The loss of a TANS Boeing 737 yesterday was the fifth major airliner accident in 21 days and takes the death toll to at least 338. That is a pretty awful record and the cost in human misery scarcely bears contemplation. So just what is going on?
I wish I knew. What we've seen is a mixture of some very odd things and some depressingly familiar things.
On the familiar side we have the two Latin American losses: we don't know the root causes, but it remains true that the combination in that part of the world of wild terrain, often challenging weather, earlier generation aircraft, and thinner infrastructure are unforgiving when anything goes wrong.

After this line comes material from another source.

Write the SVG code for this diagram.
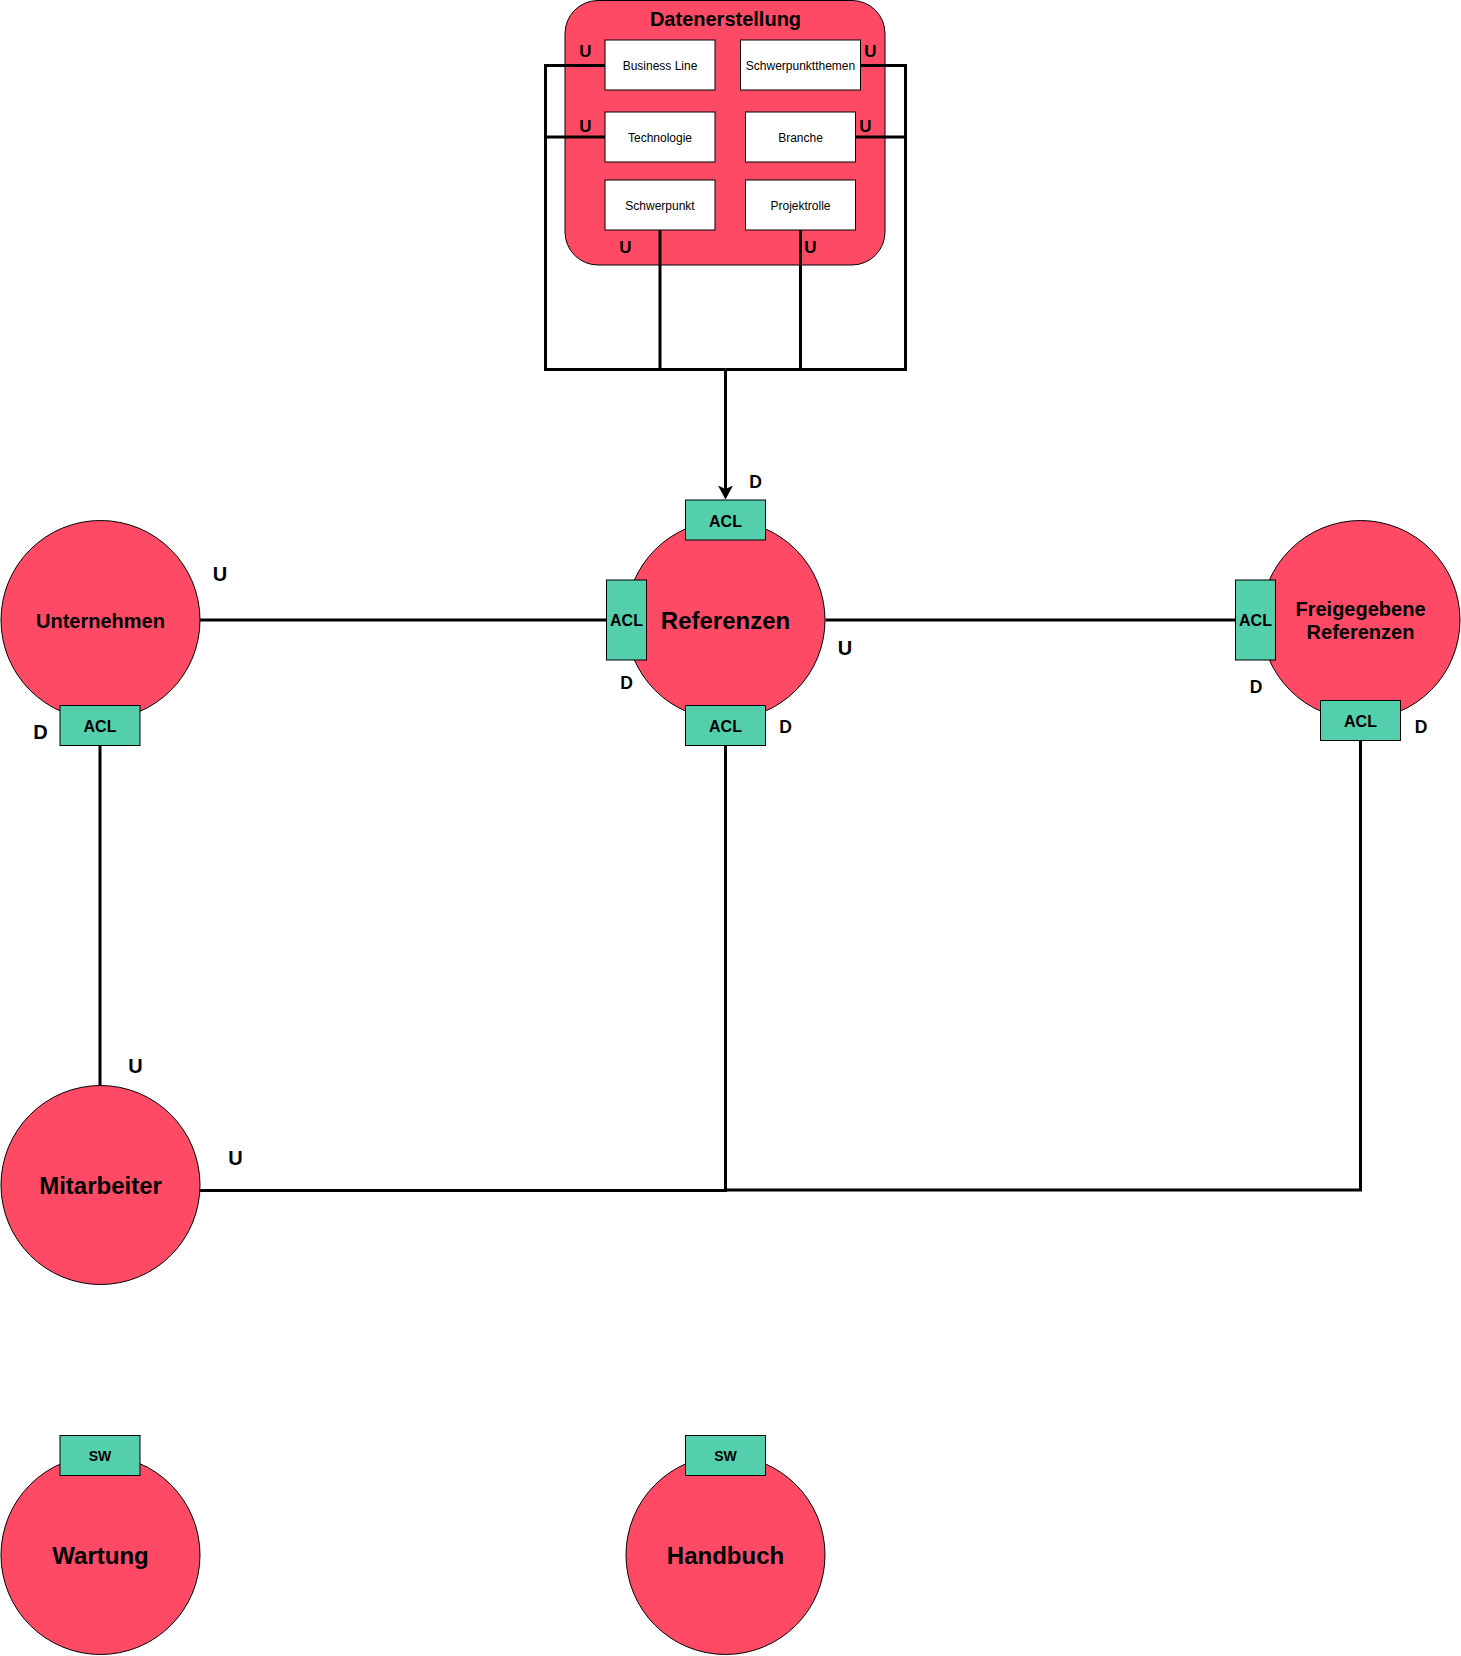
<svg xmlns="http://www.w3.org/2000/svg" width="1461" height="1656" viewBox="0 0 1461 1656">
<style>
.ctx{fill:#FF4A66;stroke:#000;stroke-width:1}
.acl{fill:#53CFAB;stroke:#000;stroke-width:1}
.box{fill:#fff;stroke:#000;stroke-width:1}
.ln{fill:none;stroke:#000;stroke-width:3}
text{font-family:"Liberation Sans",Arial,sans-serif;fill:#000;text-anchor:middle}
.t12{font-size:12px}
.t14{font-size:14px;font-weight:bold}
.t16{font-size:16px;font-weight:bold}
.t17{font-size:17px;font-weight:bold}
.t18{font-size:17.5px;font-weight:bold}
.t20{font-size:20px;font-weight:bold}
.t24{font-size:24px;font-weight:bold}
</style>
<defs>
<marker id="arr" markerUnits="userSpaceOnUse" markerWidth="16" markerHeight="16" refX="3.5" refY="7.5" orient="auto">
<path d="M0,0 L14,7.5 L0,15 L3.5,7.5 Z" fill="#000"/>
</marker>
</defs>
<rect width="1461" height="1656" fill="#fff"/>

<g id="datenerstellung">
<rect class="ctx" x="565" y="0.5" width="320" height="264.5" rx="33" ry="33"/>
<text class="t20" x="725.5" y="26">Datenerstellung</text>
</g>
<g id="business-line"><rect class="box" x="605" y="40" width="110" height="50"/><text class="t12" x="660" y="69.5">Business Line</text></g>
<g id="schwerpunktthemen"><rect class="box" x="740.5" y="40" width="120" height="50"/><text class="t12" x="800.5" y="69.5">Schwerpunktthemen</text></g>
<g id="technologie"><rect class="box" x="605" y="112" width="110" height="50"/><text class="t12" x="660" y="141.5">Technologie</text></g>
<g id="branche"><rect class="box" x="745.5" y="112" width="110" height="50"/><text class="t12" x="800.5" y="141.5">Branche</text></g>
<g id="schwerpunkt"><rect class="box" x="605" y="180" width="110" height="50"/><text class="t12" x="660" y="209.5">Schwerpunkt</text></g>
<g id="projektrolle"><rect class="box" x="745.5" y="180" width="110" height="50"/><text class="t12" x="800.5" y="209.5">Projektrolle</text></g>

<g id="connectors">
<path class="ln" d="M605,65.5 H545.5 V369.5 H725.5"/>
<path class="ln" d="M605,137 H545.5"/>
<path class="ln" d="M860.5,65.5 H905.5 V369.5 H725.5"/>
<path class="ln" d="M855.5,137 H905.5"/>
<path class="ln" d="M660,230 V369.5"/>
<path class="ln" d="M800.5,230 V369.5"/>
<path class="ln" d="M725.5,369.5 V489" marker-end="url(#arr)"/>
<path class="ln" d="M200,620 H606"/>
<path class="ln" d="M825.5,620 H1235"/>
<path class="ln" d="M100,745.5 V1085"/>
<path class="ln" d="M200,1190.5 H725.5 V745.5"/>
<path class="ln" d="M725.5,1190 H1360.5 V740.5"/>
</g>

<g id="unternehmen">
<circle class="ctx" cx="100.5" cy="620" r="99.5"/>
<text class="t20" x="100.5" y="627.5">Unternehmen</text>
<rect class="acl" x="60" y="705.5" width="80" height="40"/>
<text class="t16" x="100" y="731.5">ACL</text>
</g>

<g id="referenzen">
<circle class="ctx" cx="725.5" cy="620" r="99.5"/>
<text class="t24" x="725.5" y="628.5">Referenzen</text>
<rect class="acl" x="685.5" y="500" width="80" height="40"/>
<text class="t16" x="725.5" y="526.5">ACL</text>
<rect class="acl" x="606.5" y="580" width="40" height="80"/>
<text class="t16" x="626.5" y="626">ACL</text>
<rect class="acl" x="685.5" y="705.5" width="80" height="40"/>
<text class="t16" x="725.5" y="732">ACL</text>
</g>

<g id="freigegebene-referenzen">
<circle class="ctx" cx="1360.5" cy="620" r="99.5"/>
<text class="t20" x="1360.5" y="615.5">Freigegebene</text>
<text class="t20" x="1360.5" y="639">Referenzen</text>
<rect class="acl" x="1235.5" y="580" width="40" height="80"/>
<text class="t16" x="1255.5" y="626">ACL</text>
<rect class="acl" x="1320.5" y="700.5" width="80" height="40"/>
<text class="t16" x="1360.5" y="726.5">ACL</text>
</g>

<g id="mitarbeiter">
<circle class="ctx" cx="100.5" cy="1185" r="99.5"/>
<text class="t24" x="100.5" y="1193.5">Mitarbeiter</text>
</g>

<g id="wartung">
<circle class="ctx" cx="100.5" cy="1555" r="99.5"/>
<text class="t24" x="100.5" y="1564">Wartung</text>
<rect class="acl" x="60" y="1435.5" width="80" height="40"/>
<text class="t14" x="100" y="1461">SW</text>
</g>

<g id="handbuch">
<circle class="ctx" cx="725.5" cy="1555" r="99.5"/>
<text class="t24" x="725.5" y="1564">Handbuch</text>
<rect class="acl" x="685.5" y="1435.5" width="80" height="40"/>
<text class="t14" x="725.5" y="1461">SW</text>
</g>

<g id="labels">
<text class="t17" x="585.5" y="57">U</text>
<text class="t17" x="870.5" y="57">U</text>
<text class="t17" x="585.5" y="132">U</text>
<text class="t17" x="865.5" y="132">U</text>
<text class="t17" x="625.5" y="252.5">U</text>
<text class="t17" x="810.5" y="252.5">U</text>
<text class="t18" x="755.5" y="487.5">D</text>
<text class="t20" x="845" y="655">U</text>
<text class="t18" x="626.5" y="688.5">D</text>
<text class="t18" x="785.5" y="732.5">D</text>
<text class="t20" x="220" y="581">U</text>
<text class="t20" x="40.5" y="738.5">D</text>
<text class="t18" x="1256" y="692.5">D</text>
<text class="t18" x="1421" y="732.5">D</text>
<text class="t20" x="135.5" y="1072.5">U</text>
<text class="t20" x="235.5" y="1165">U</text>
</g>
</svg>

Less familiar are the losses of two well-equipped aircraft with experienced crews in the benign operating conditions of the Mediterranean summer, and both in yet to be explained circumstances.
Stranger still are the losses of two aircraft with double engine failure - rare enough at any time, an extraordinary coincidence within 10 days of each other.
And then there is the A340 loss in Toronto - thankfully non-fatal - involving an aircraft boasting the finest design features that today's industry can offer, operated by one of the world's premir airlines, and being lost at one of the world's most modern airports.
At this stage in the investigations the common factors are not obvious, though they may become so, and it is difficult to see what conclusions can be drawn.
Not for the first time there is a statistical blip in the distribution of accidents - albeit an unusually marked one - but 2005 overall remains a generally safe year. It is now going to be less safe in terms of fatalities than 2004, but on current trends will still be better than almost any other year - depending of course on events in the remaining four months.